Когда я кончил свой доклад, Ахмад руку пожал.
— От имени командования благодарю за службу. Ты много уже сделал, Салех, для безопасности республики, но это только начало. Впереди нелегкая схватка с душманами. Близится к завершению операция. Давай уточним все то, что тебе предстоит сделать для выполнения задания центра, пройдемся по деталям и мелочам, от которых зависит успех всей операции.
Он остался верен себе и здесь, на чужой территории. Со скрупулезной точностью стал анализировать предстоящий план моей работы в логове душманов, давать советы, как лучше его выполнить, с кем необходимо установить контакты.

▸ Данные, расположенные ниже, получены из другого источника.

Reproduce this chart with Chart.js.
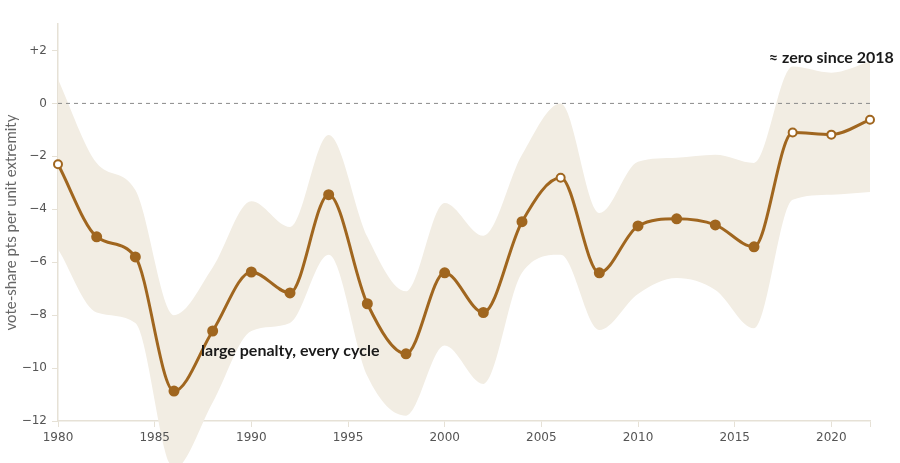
<!DOCTYPE html>
<html>
<head>
<meta charset="utf-8">
<script src="https://cdn.jsdelivr.net/npm/chart.js@4"></script>
<style>
  html, body { margin: 0; padding: 0; background: #fff; }
  #wrap { width: 900px; height: 463px; }
</style>
</head>
<body>
<div id="wrap"><canvas id="penaltyChart"></canvas></div>
<script>
// election years and estimated penalty (vote-share pts per unit extremity)
const years = [1980, 1982, 1984, 1986, 1988, 1990, 1992, 1994, 1996, 1998, 2000,
               2002, 2004, 2006, 2008, 2010, 2012, 2014, 2016, 2018, 2020, 2022];
const estimate = [-2.3, -5.04, -5.8, -10.87, -8.6, -6.37, -7.16, -3.45, -7.57, -9.46, -6.4,
                  -7.9, -4.47, -2.81, -6.4, -4.63, -4.36, -4.59, -5.42, -1.1, -1.18, -0.62];
const upperBand = [0.9, -2.25, -3.27, -8.0, -6.2, -3.7, -4.67, -1.19, -5.04, -7.1, -3.76,
                   -5.0, -1.94, 0.0, -4.14, -2.2, -2.05, -1.94, -2.25, 1.39, 1.16, 1.58];
const lowerBand = [-5.5, -7.9, -8.3, -13.8, -11.3, -8.6, -8.3, -5.72, -10.3, -11.8, -9.15,
                   -10.6, -6.4, -5.72, -8.56, -7.2, -6.6, -7.05, -8.5, -3.64, -3.45, -3.35];
// years where the estimate is not distinguishable from zero (hollow markers)
const openYears = [1980, 2006, 2018, 2020, 2022];

const xTicks = [1980, 1985, 1990, 1995, 2000, 2005, 2010, 2015, 2020, 2022];
const yTicks = [-12, -10, -8, -6, -4, -2, 0, 2];

const notes = [
  { text: '≈ zero since 2018', x: 2020, y: 1.73, align: 'center' },
  { text: 'large penalty, every cycle', x: 1987.4, y: -9.36, align: 'left' }
];

const BROWN = '#a0661f';
const BAND = '#f2ede3';
const AXIS = '#e6e1d6';

const pts = arr => years.map((yr, i) => ({ x: yr, y: arr[i] }));

// let the band fill spill past the plot area (it runs off the bottom in 1986)
let savedArea = null;
const unclipPlugin = {
  id: 'unclip',
  beforeDatasetsDraw(chart) {
    const a = chart.chartArea;
    savedArea = { top: a.top, bottom: a.bottom };
    a.top = 0;
    a.bottom = chart.height;
  },
  afterDatasetsDraw(chart) {
    if (savedArea) {
      chart.chartArea.top = savedArea.top;
      chart.chartArea.bottom = savedArea.bottom;
    }
  }
};

const notePlugin = {
  id: 'notes',
  afterDatasetsDraw(chart) {
    const { ctx, scales } = chart;
    ctx.save();
    ctx.font = 'bold 16px Lato';
    ctx.fillStyle = '#1a1a1a';
    ctx.textBaseline = 'middle';
    notes.forEach(n => {
      ctx.textAlign = n.align;
      ctx.fillText(n.text, scales.x.getPixelForValue(n.x), scales.y.getPixelForValue(n.y));
    });
    ctx.restore();
  }
};

new Chart(document.getElementById('penaltyChart'), {
  type: 'line',
  data: {
    datasets: [
      {
        label: 'upper', data: pts(upperBand), borderWidth: 0, pointRadius: 0,
        cubicInterpolationMode: 'monotone', fill: '+1', backgroundColor: BAND, clip: false, order: 3
      },
      {
        label: 'lower', data: pts(lowerBand), borderWidth: 0, pointRadius: 0,
        cubicInterpolationMode: 'monotone', fill: false, clip: false, order: 3
      },
      {
        label: 'zero', data: [{ x: years[0], y: 0 }, { x: years[years.length - 1], y: 0 }],
        borderColor: '#8a8a8a', borderWidth: 1, borderDash: [4, 4], pointRadius: 0, fill: false, order: 2
      },
      {
        label: 'estimate', data: pts(estimate), borderColor: BROWN, borderWidth: 3,
        cubicInterpolationMode: 'monotone', fill: false, clip: false, order: 1,
        pointRadius: years.map(y => openYears.includes(y) ? 4 : 4.5),
        pointBackgroundColor: years.map(y => openYears.includes(y) ? '#fff' : BROWN),
        pointBorderColor: BROWN,
        pointBorderWidth: 2
      }
    ]
  },
  options: {
    responsive: true,
    maintainAspectRatio: false,
    animation: false,
    layout: { padding: { top: 24, right: 30, left: 0, bottom: 0 } },
    plugins: { legend: { display: false }, tooltip: { enabled: false } },
    scales: {
      x: {
        type: 'linear', min: 1980, max: 2022,
        afterFit: s => { s.height = 42; },
        afterBuildTicks: s => { s.ticks = xTicks.map(v => ({ value: v })); },
        grid: { drawOnChartArea: false, tickLength: 6, tickColor: AXIS },
        border: { color: AXIS, width: 1.5 },
        ticks: {
          z: 1, padding: 4, color: '#555', font: { family: 'DejaVu Sans', size: 12 },
          maxRotation: 0, autoSkip: false,
          callback: v => v === 2022 ? '' : String(v)
        }
      },
      y: {
        type: 'linear', min: -12, max: 3,
        afterFit: s => { s.width = 58; },
        afterBuildTicks: s => { s.ticks = yTicks.map(v => ({ value: v })); },
        grid: { drawOnChartArea: false, tickLength: 6, tickColor: AXIS },
        border: { color: AXIS, width: 1.5 },
        ticks: {
          padding: 5, color: '#555', font: { family: 'DejaVu Sans', size: 12 },
          callback: v => v > 0 ? '+' + v : v < 0 ? '\u2212' + Math.abs(v) : '0'
        },
        title: {
          display: true, text: 'vote-share pts per unit extremity',
          color: '#666', font: { family: 'Lato', size: 15 }, padding: { top: 2, bottom: 2 }
        }
      }
    }
  },
  plugins: [unclipPlugin, notePlugin]
});
</script>
</body>
</html>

И еще о явках и паролях, о времени выхода на связь в эфире, о подчинении эмоций разведчика одному только разуму. Одним словом, поговорили всласть о своих профессиональных делах. Взглянул на часы, неодобрительно покачал головой, поднял все еще нетронутую рюмку с подноса.
— Увлеклись делами, забыли о коньяке, а выпить надо за успех предстоящего дела, за нашу победу! — предложил он тост…
Потом уже, морщась от ломтика лимона, вытянув поудобней ноги на ковре, спросил:
— Ну что, надоело на чужбине, Салех, домой хочется?
— Спрашиваешь, с закрытыми глазами побежал бы в Кабул, готов опять молотком стучать вместе с дядюшкой Фатехом. Как он там без меня, не знаешь?
— Заглядывал к твоему дядюшке в мастерскую перед отъездом… Крепится старик, о тебе злодее и слышать не хочет. Только глаза в сторону отводит, начинает сморкаться, когда имя Салеха кто вспомнит, — рассказывает разведчик. — Предложил было ему деньги, а чтоб не обиделся, попросил принять в долг, до возвращения племянника. А он как пошлет меня вместе с тобой куда подальше.